Social housing and affordable housing are two different things. Affordable housing is targeted at the middle income group and not the economically weaker class, but buyers often decide to give affordable housing projects the miss because these are largely seen as catering to the lower income group.
Urban planners say that while its intentions are laudable, the government needs to research what consumers want in order to make affordable housing projects scalable. Apart from the preferred size to a buyer’s basic requirements the government needs to find out more about how much ownership housing is actually required versus rental housing. At present, most governments rely on census data that is collected once in a decade. More frequent sources of reliable data are needed.

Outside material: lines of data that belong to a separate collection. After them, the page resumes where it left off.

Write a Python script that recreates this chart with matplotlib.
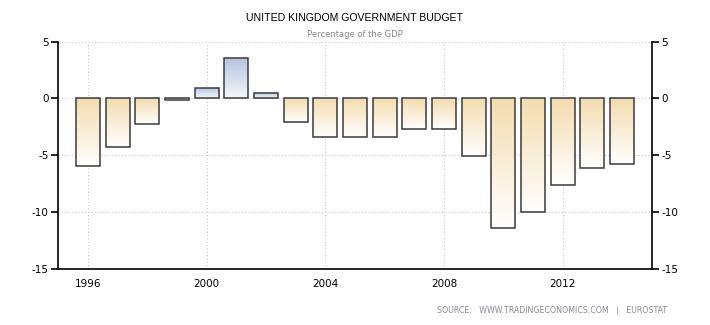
import numpy as np
import matplotlib
matplotlib.use("Agg")
import matplotlib.pyplot as plt
from matplotlib.colors import LinearSegmentedColormap

# UK government budget, % of GDP
years = [1996, 1997, 1998, 1999, 2000, 2001, 2002, 2003, 2004, 2005,
         2006, 2007, 2008, 2009, 2010, 2011, 2012, 2013, 2014]
values = [-5.9, -4.3, -2.2, -0.1, 0.9, 3.6, 0.5, -2.1, -3.4, -3.4,
          -3.4, -2.7, -2.7, -5.1, -11.4, -10.0, -7.6, -6.1, -5.8]
xticks = [1996, 2000, 2004, 2008, 2012]
yticks = [-15, -10, -5, 0, 5]

neg_cmap = LinearSegmentedColormap.from_list("neg", ["#ffffff", "#f4dcae"])
pos_cmap = LinearSegmentedColormap.from_list("pos", ["#f4f6fb", "#b3c3de"])

plt.rcParams['font.family'] = ['DejaVu Sans']
plt.rcParams['axes.unicode_minus'] = False

fig = plt.figure(figsize=(7.1, 3.25), dpi=100)
ax = fig.add_axes([0.0821, 0.1723, 0.8358, 0.6995])

bars = ax.bar(years, values, width=0.8, facecolor="none",
              edgecolor="#3a3a3a", linewidth=1.1, zorder=3)

grad = np.linspace(0, 1, 256).reshape(-1, 1)
for b, v in zip(bars, values):
    x0, y0 = b.get_x(), b.get_y()
    w, h = b.get_width(), b.get_height()
    cmap = pos_cmap if v > 0 else neg_cmap
    im = ax.imshow(grad, cmap=cmap, origin="lower", aspect="auto",
                   extent=[x0, x0 + w, min(y0, y0 + h), max(y0, y0 + h)],
                   zorder=2)
    im.set_clip_path(b)

ax.set_xlim(1995, 2015)
ax.set_ylim(-15, 5)
ax.set_xticks(xticks)
ax.set_yticks(yticks)
ax.grid(True, color="#c8c8c8", linestyle=(0, (1, 2)), linewidth=0.8, zorder=0)
ax.set_axisbelow(True)

ax.spines["top"].set_visible(False)
for s in ["left", "right", "bottom"]:
    ax.spines[s].set_color("black")
    ax.spines[s].set_linewidth(1.2)

ax.tick_params(axis="y", left=True, right=True, labelleft=True, labelright=True,
               length=5, width=1.2, pad=2, labelsize=7.5, labelcolor="black")
ax.tick_params(axis="x", length=0, pad=7, labelsize=7.5, labelcolor="black")

fig.text(0.5, 0.945, "UNITED KINGDOM GOVERNMENT BUDGET", ha="center", va="center",
         fontsize=7.6, color="black", family=["Liberation Sans", "DejaVu Sans"])
fig.text(0.5, 0.895, "Percentage of the GDP", ha="center", va="center",
         fontsize=6, color="#8a8a8a")
fig.text(0.94, 0.045, "SOURCE:   WWW.TRADINGECONOMICS.COM   |   EUROSTAT",
         ha="right", va="center", fontsize=5.7, color="#8a8a9a")

fig.savefig("out.png", dpi=100)
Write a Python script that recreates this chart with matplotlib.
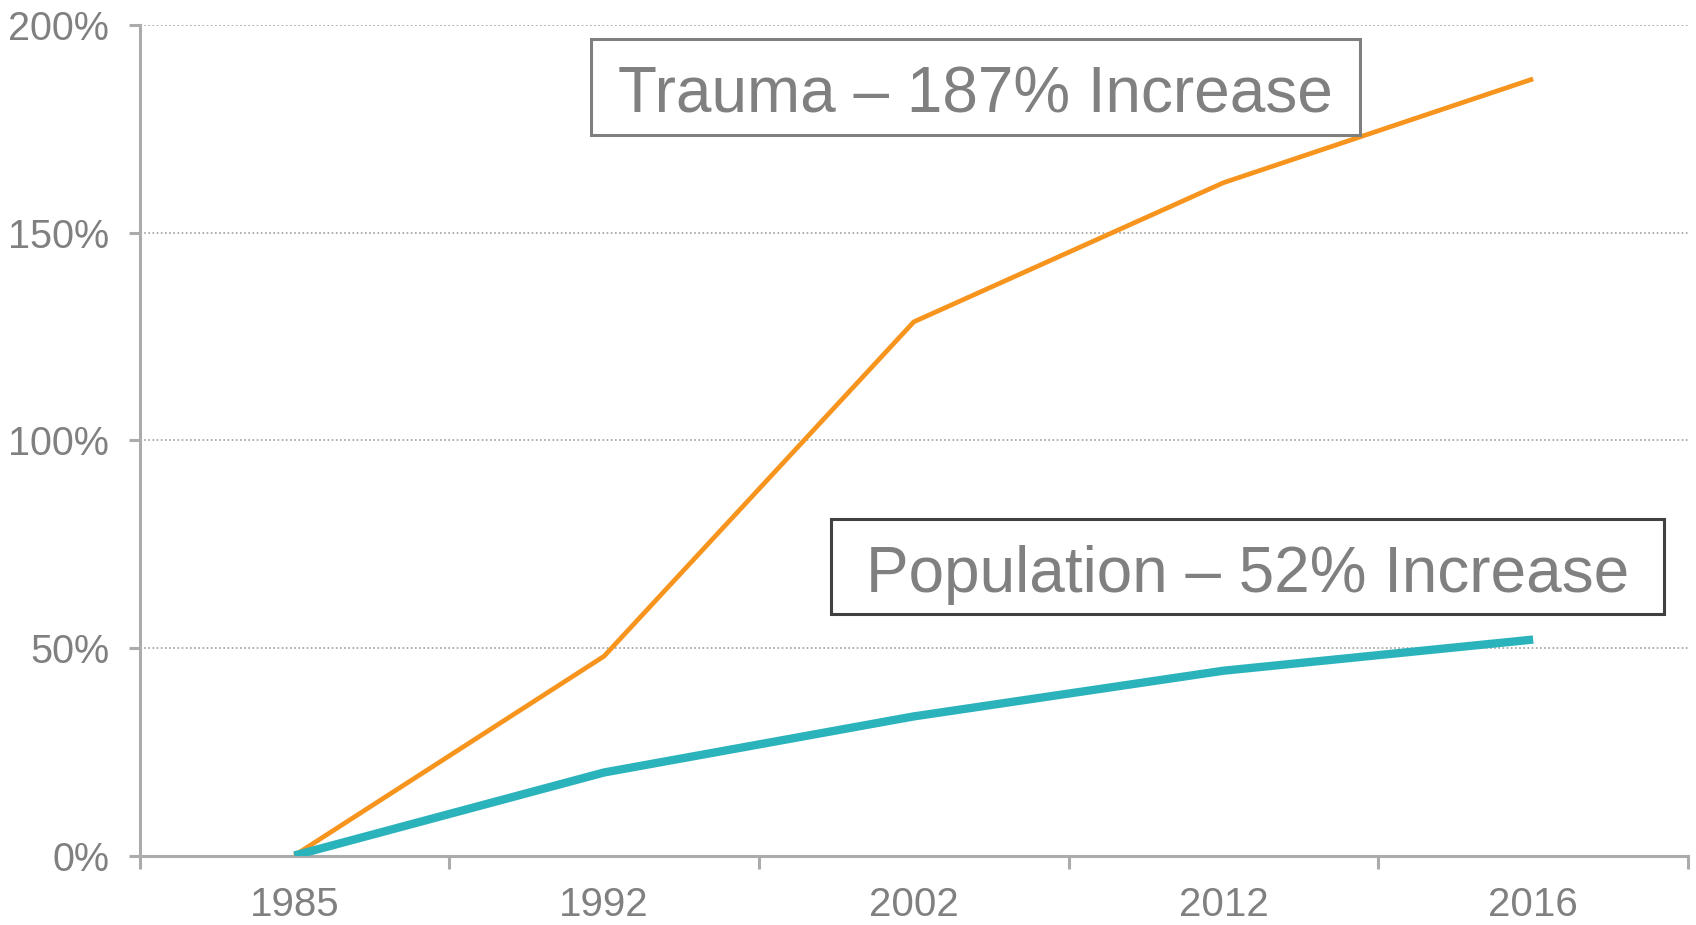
import numpy as np
import matplotlib.pyplot as plt
from matplotlib.patches import Rectangle

plt.rcParams['font.family'] = ['Liberation Sans', 'DejaVu Sans']

years = ['1985', '1992', '2002', '2012', '2016']
trauma = [0, 48, 128.5, 162, 187]
population = [0, 20, 33.5, 44.5, 52]
yticks = [0, 50, 100, 150, 200]

grey = '#808080'
axis_grey = '#ababab'

fig = plt.figure(figsize=(16.96, 9.25), dpi=100)
ax = fig.add_axes([0.0823, 0.0751, 0.9130, 0.898])

x = np.arange(len(years))
ax.plot(x, trauma, color='#F7941D', lw=3.4, solid_capstyle='butt', zorder=3)
ax.plot(x, population, color='#2BB3BB', lw=6, solid_capstyle='butt', zorder=3)

ax.set_xlim(-0.5, len(years) - 0.5)
ax.set_ylim(0, 200)

# category labels in the middle, ticks at the category borders
ax.set_xticks(x)
ax.set_xticklabels(years)
ax.set_xticks(np.arange(-0.5, len(years)), minor=True)
ax.tick_params(axis='x', which='major', length=0, pad=22, labelsize=29, labelcolor=grey)
ax.tick_params(axis='x', which='minor', length=9, width=2.2, color=axis_grey, direction='out')

ax.set_yticks(yticks)
ax.set_yticklabels([f'{v}%' for v in yticks])
ax.tick_params(axis='y', length=8, width=2.2, color=axis_grey, labelsize=28.5,
               labelcolor=grey, pad=14)

ax.yaxis.grid(True, linestyle=(0, (1, 1.5)), color='#a0a0a0', lw=1.2)
ax.set_axisbelow(True)

for s in ['top', 'right']:
    ax.spines[s].set_visible(False)
for s in ['left', 'bottom']:
    ax.spines[s].set_color(axis_grey)
    ax.spines[s].set_linewidth(2.2)

# label boxes
ax.add_patch(Rectangle((0.2913, 0.8672), 0.4966, 0.1159, transform=ax.transAxes,
                       fc='white', ec='#7f7f7f', lw=2.2, zorder=4))
ax.text(0.5396, 0.8945, 'Trauma \u2013 187% Increase', transform=ax.transAxes,
        ha='center', va='baseline', fontsize=46, color=grey, zorder=5)

ax.add_patch(Rectangle((0.4464, 0.2903), 0.5378, 0.1146, transform=ax.transAxes,
                       fc='white', ec='#404040', lw=2.2, zorder=4))
ax.text(0.7155, 0.3177, 'Population \u2013 52% Increase', transform=ax.transAxes,
        ha='center', va='baseline', fontsize=46, color=grey, zorder=5)

fig.savefig('out.png', dpi=100)
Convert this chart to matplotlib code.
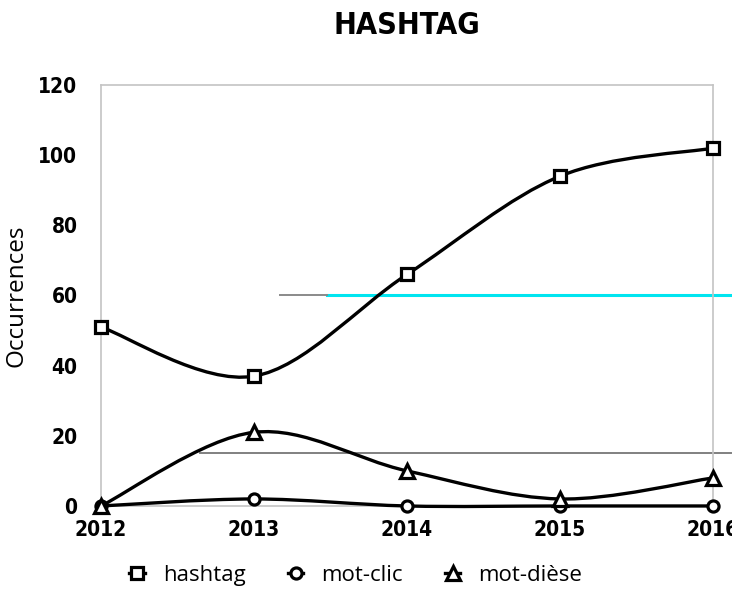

Affordable housing is not just about the price tag, it’s also about creating more housing supply in the market. The demand-supply dynamics that apply to group housing complexes are applicable to affordable housing. In today’s economic scenario, there may not be many takers for this housing format as there is already an oversupply of housing in certain micro markets.
“Even if the government is controlling the price, the target audience is still the same. The spatial understanding of demand that gives an idea about how much stock should come up in an area is inadequate. Also, the government is not taking into account the rental housing market, all these policies are pushing only ownership housing,” says Mukta Naik, senior researcher at the Centre for Policy Research, India.
Practically a person may want to live close to his place of work and may want certain convenience factors such as transportation etc and all those may be absent in these areas. Therefore, he may want to rent rather than buy property as an investment. Gurgaon city has a substantial mobile population that would much rather want to rent a house than own it, she says.
Cities needs to analyse how much ownership housing they actually require.They also need to formulate housing policies on the basis of feedback at the ground level. Most governments at present rely on census data that is collected once in a decade. There need to be more frequent sources of reliable data, she adds.